Development delay is a hold-up in a young child in reaching early childhood physical and mental milestones, compared to other children of the same age.
- Development delay, sometimes called global developmental delay, occurs when children don’t reach milestones that their peers are achieving
- Children with developmental delay may need support with fine motor skills and gross motor skills, speech and language and social skills
- Early intervention and therapy can help children to reach the milestones and continue developing
This delay may occur in the way a child moves, communicates, thinks, learns or behaves with others.

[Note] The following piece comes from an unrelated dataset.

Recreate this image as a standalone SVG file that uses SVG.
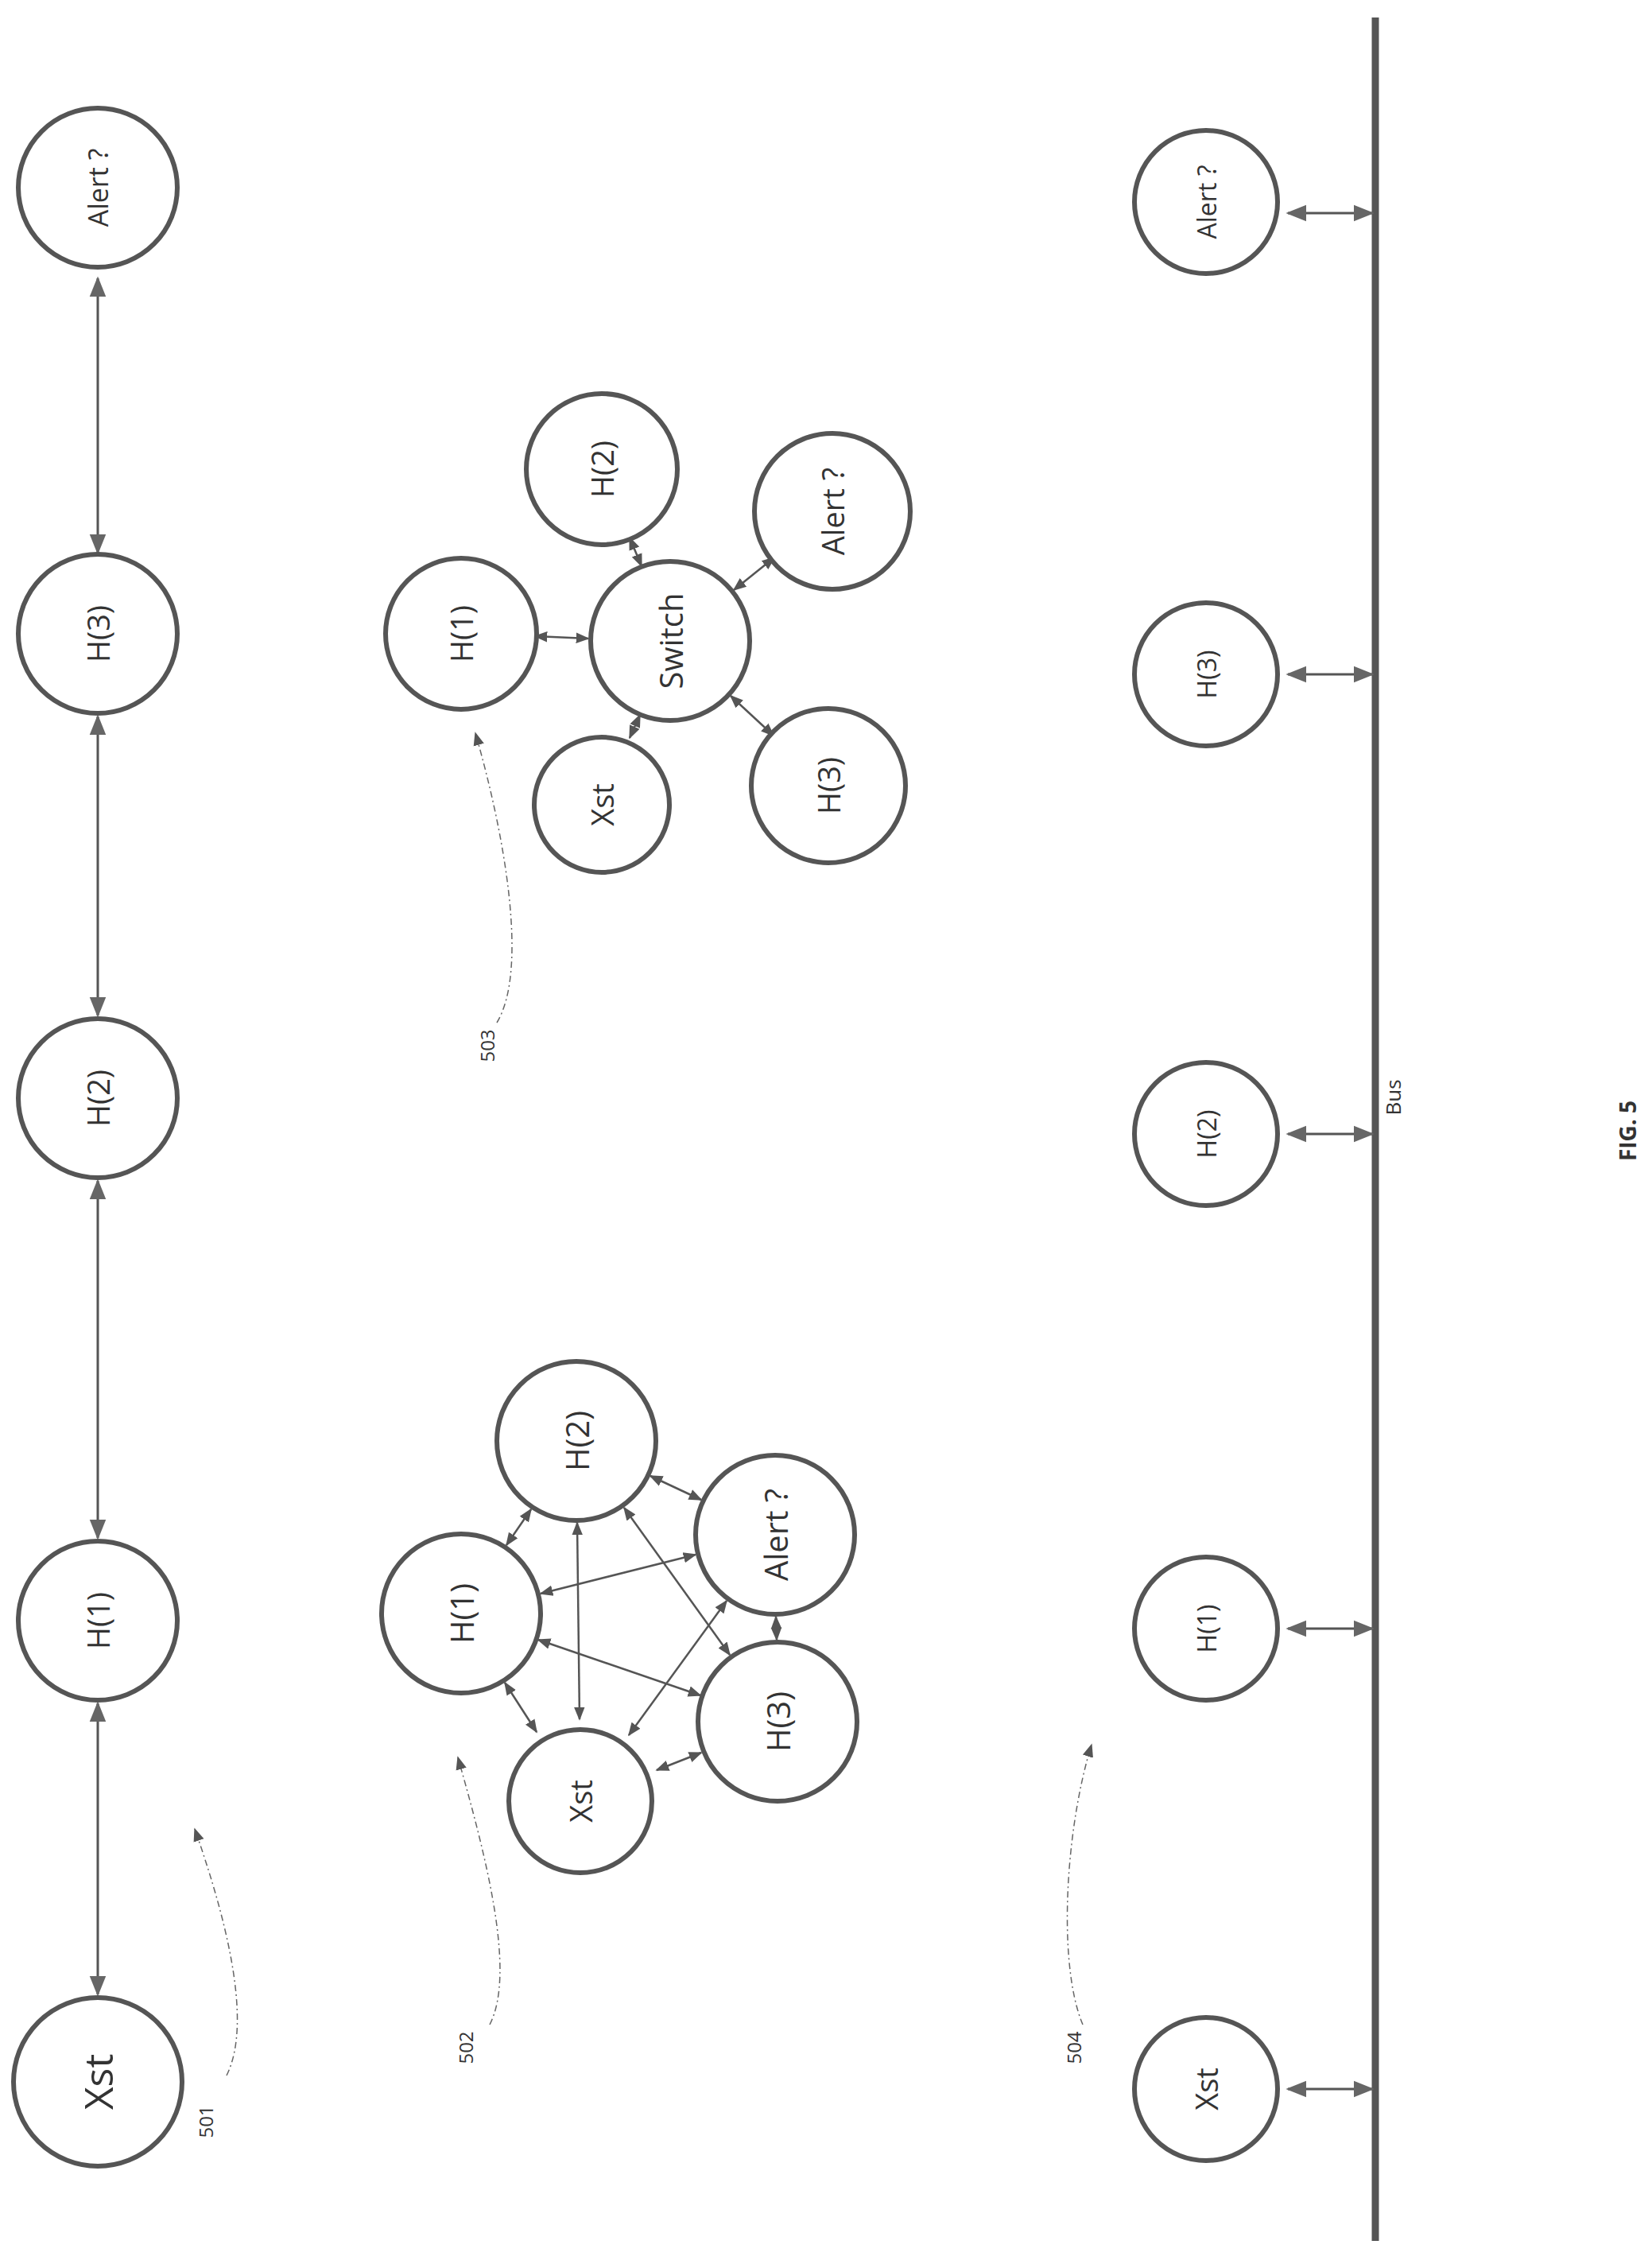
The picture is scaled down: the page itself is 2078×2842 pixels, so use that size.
<svg xmlns="http://www.w3.org/2000/svg" width="2078" height="2842" viewBox="0 0 2078 2842">
<style>
.n{fill:#fff;stroke:#555;stroke-width:6}
.t{font-family:"Open Sans","DejaVu Sans",sans-serif;fill:#333;text-anchor:middle;dominant-baseline:central}
.c{stroke:#555;stroke-width:2.5;fill:none;marker-start:url(#a);marker-end:url(#a)}
.cb{stroke:#555;stroke-width:3;fill:none;marker-start:url(#b);marker-end:url(#b)}
.d{stroke:#666;stroke-width:1.5;fill:none;stroke-dasharray:8 4 2 4;marker-end:url(#a)}
</style>
<defs>
<marker id="a" viewBox="0 0 10 10" refX="9" refY="5" markerWidth="17" markerHeight="17" markerUnits="userSpaceOnUse" orient="auto-start-reverse"><path d="M0,1L10,5L0,9z" fill="#555"/></marker>
<marker id="b" viewBox="0 0 10 10" refX="9" refY="5" markerWidth="26" markerHeight="26" markerUnits="userSpaceOnUse" orient="auto-start-reverse"><path d="M0,1L10,5L0,9z" fill="#666"/></marker>
</defs>
<rect width="2078" height="2842" fill="#fff"/>
<g id="connectors">
<line class="cb" x1="123" y1="350" x2="123" y2="695"/>
<line class="cb" x1="123" y1="901" x2="123" y2="1277"/>
<line class="cb" x1="123" y1="1485" x2="123" y2="1934"/>
<line class="cb" x1="123" y1="2142" x2="123" y2="2508"/>
<line class="c" x1="637" y1="1943" x2="668" y2="1898"/>
<line class="c" x1="818" y1="1856" x2="882" y2="1886"/>
<line class="c" x1="976" y1="2033" x2="977" y2="2062"/>
<line class="c" x1="882" y1="2204" x2="826" y2="2226"/>
<line class="c" x1="675" y1="2178" x2="635" y2="2116"/>
<line class="c" x1="726" y1="1915" x2="729" y2="2162"/>
<line class="c" x1="785" y1="1896" x2="918" y2="2081"/>
<line class="c" x1="680" y1="2004" x2="875" y2="1955"/>
<line class="c" x1="677" y1="2062" x2="881" y2="2132"/>
<line class="c" x1="914" y1="2013" x2="791" y2="2182"/>
<line class="c" x1="740" y1="803" x2="673" y2="800"/>
<line class="c" x1="807" y1="712" x2="792" y2="676"/>
<line class="c" x1="923" y1="742" x2="974" y2="701"/>
<line class="c" x1="919" y1="875" x2="973" y2="925"/>
<line class="c" x1="805" y1="899" x2="792" y2="928"/>
<line x1="1730" y1="22" x2="1730" y2="2818" stroke="#555" stroke-width="9"/>
<line class="cb" x1="1620" y1="268" x2="1726" y2="268"/>
<line class="cb" x1="1620" y1="848" x2="1726" y2="848"/>
<line class="cb" x1="1620" y1="1426" x2="1726" y2="1426"/>
<line class="cb" x1="1620" y1="2048" x2="1726" y2="2048"/>
<line class="cb" x1="1620" y1="2627" x2="1726" y2="2627"/>
<path class="d" d="M285,2610 C320,2540 280,2400 245,2300"/>
<path class="d" d="M616,2546 C650,2480 610,2330 576,2210"/>
<path class="d" d="M625,1286 C665,1220 635,1050 598,922"/>
<path class="d" d="M1362,2546 C1330,2470 1340,2300 1373,2194"/>
</g>
<g id="n501-alert"><circle class="n" cx="123" cy="236" r="100"/><text class="t" font-size="34" transform="translate(123,236) rotate(-90)">Alert ?</text></g>
<g id="n501-h3"><circle class="n" cx="123" cy="797" r="100"/><text class="t" font-size="38" transform="translate(123,797) rotate(-90)">H(3)</text></g>
<g id="n501-h2"><circle class="n" cx="123" cy="1381" r="100"/><text class="t" font-size="38" transform="translate(123,1381) rotate(-90)">H(2)</text></g>
<g id="n501-h1"><circle class="n" cx="123" cy="2038" r="100"/><text class="t" font-size="38" transform="translate(123,2038) rotate(-90)">H(1)</text></g>
<g id="n501-xst"><circle class="n" cx="123" cy="2618" r="106"/><text class="t" font-size="50" transform="translate(123,2618) rotate(-90)">Xst</text></g>
<g id="n502-h1"><circle class="n" cx="580" cy="2029" r="100"/><text class="t" font-size="40" transform="translate(580,2029) rotate(-90)">H(1)</text></g>
<g id="n502-h2"><circle class="n" cx="725" cy="1812" r="100"/><text class="t" font-size="40" transform="translate(725,1812) rotate(-90)">H(2)</text></g>
<g id="n502-alert"><circle class="n" cx="975" cy="1930" r="100"/><text class="t" font-size="40" transform="translate(975,1930) rotate(-90)">Alert ?</text></g>
<g id="n502-h3"><circle class="n" cx="978" cy="2165" r="100"/><text class="t" font-size="40" transform="translate(978,2165) rotate(-90)">H(3)</text></g>
<g id="n502-xst"><circle class="n" cx="730" cy="2265" r="90"/><text class="t" font-size="38" transform="translate(730,2265) rotate(-90)">Xst</text></g>
<g id="n503-h1"><circle class="n" cx="580" cy="797" r="95"/><text class="t" font-size="38" transform="translate(580,797) rotate(-90)">H(1)</text></g>
<g id="n503-h2"><circle class="n" cx="757" cy="590" r="95"/><text class="t" font-size="38" transform="translate(757,590) rotate(-90)">H(2)</text></g>
<g id="n503-alert"><circle class="n" cx="1047" cy="643" r="98"/><text class="t" font-size="38" transform="translate(1047,643) rotate(-90)">Alert ?</text></g>
<g id="n503-switch"><circle class="n" cx="843" cy="806" r="100"/><text class="t" font-size="40" transform="translate(843,806) rotate(-90)">Switch</text></g>
<g id="n503-h3"><circle class="n" cx="1042" cy="988" r="97"/><text class="t" font-size="38" transform="translate(1042,988) rotate(-90)">H(3)</text></g>
<g id="n503-xst"><circle class="n" cx="757" cy="1012" r="85"/><text class="t" font-size="38" transform="translate(757,1012) rotate(-90)">Xst</text></g>
<g id="n504-alert"><circle class="n" cx="1517" cy="254" r="90"/><text class="t" font-size="32" transform="translate(1517,254) rotate(-90)">Alert ?</text></g>
<g id="n504-h3"><circle class="n" cx="1517" cy="848" r="90"/><text class="t" font-size="32" transform="translate(1517,848) rotate(-90)">H(3)</text></g>
<g id="n504-h2"><circle class="n" cx="1517" cy="1426" r="90"/><text class="t" font-size="32" transform="translate(1517,1426) rotate(-90)">H(2)</text></g>
<g id="n504-h1"><circle class="n" cx="1517" cy="2048" r="90"/><text class="t" font-size="32" transform="translate(1517,2048) rotate(-90)">H(1)</text></g>
<g id="n504-xst"><circle class="n" cx="1517" cy="2627" r="90"/><text class="t" font-size="38" transform="translate(1517,2627) rotate(-90)">Xst</text></g>
<g id="labels">
<text class="t" font-size="24" transform="translate(258,2668) rotate(-90)">501</text>
<text class="t" font-size="24" transform="translate(585,2575) rotate(-90)">502</text>
<text class="t" font-size="24" transform="translate(612,1315) rotate(-90)">503</text>
<text class="t" font-size="24" transform="translate(1350,2575) rotate(-90)">504</text>
<text class="t" font-size="26" transform="translate(1752,1380) rotate(-90)">Bus</text>
<text class="t" font-size="28" font-weight="bold" transform="translate(2047,1422) rotate(-90)">FIG. 5</text>
</g>
</svg>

Symptoms of development delay include:
- Achieving milestones at a different rate than the child’s peers
- Difficulties speaking
- Difficulty controlling breathing and speaking
- Slow language development and understanding words resulting in a language delay
- Difficulties combining physical movements into a controlled sequence, learning basic movement patterns and/or remembering the next movement in a sequence
- Difficulties establishing the correct pencil grip and age-appropriate speed of writing
- Poor balance and spatial awareness
- Trouble picking up and holding onto simple objects
- Difficulties with fine and gross motor skills
- Difficulty with body awareness
- Difficulties achieving and maintaining continence
Children with development delay require more time and effort to learn skills, may struggle with body movements, coordination and control, can take more time to respond to their surroundings and may need support to understand social interactions.
Risk factors for developmental delay include complications at birth, lead poisoning, poor nutrition, exposure to drugs and alcohol before birth, trauma, vision problems, illnesses and chronic ear infections – which can all affect a child’s development.
Early detection and early intervention are vital. Occupational therapy and speech therapy can help your child with developmental delay to achieve much-anticipated milestones, but the impact of patient and positive parenting strategies cannot be underestimated.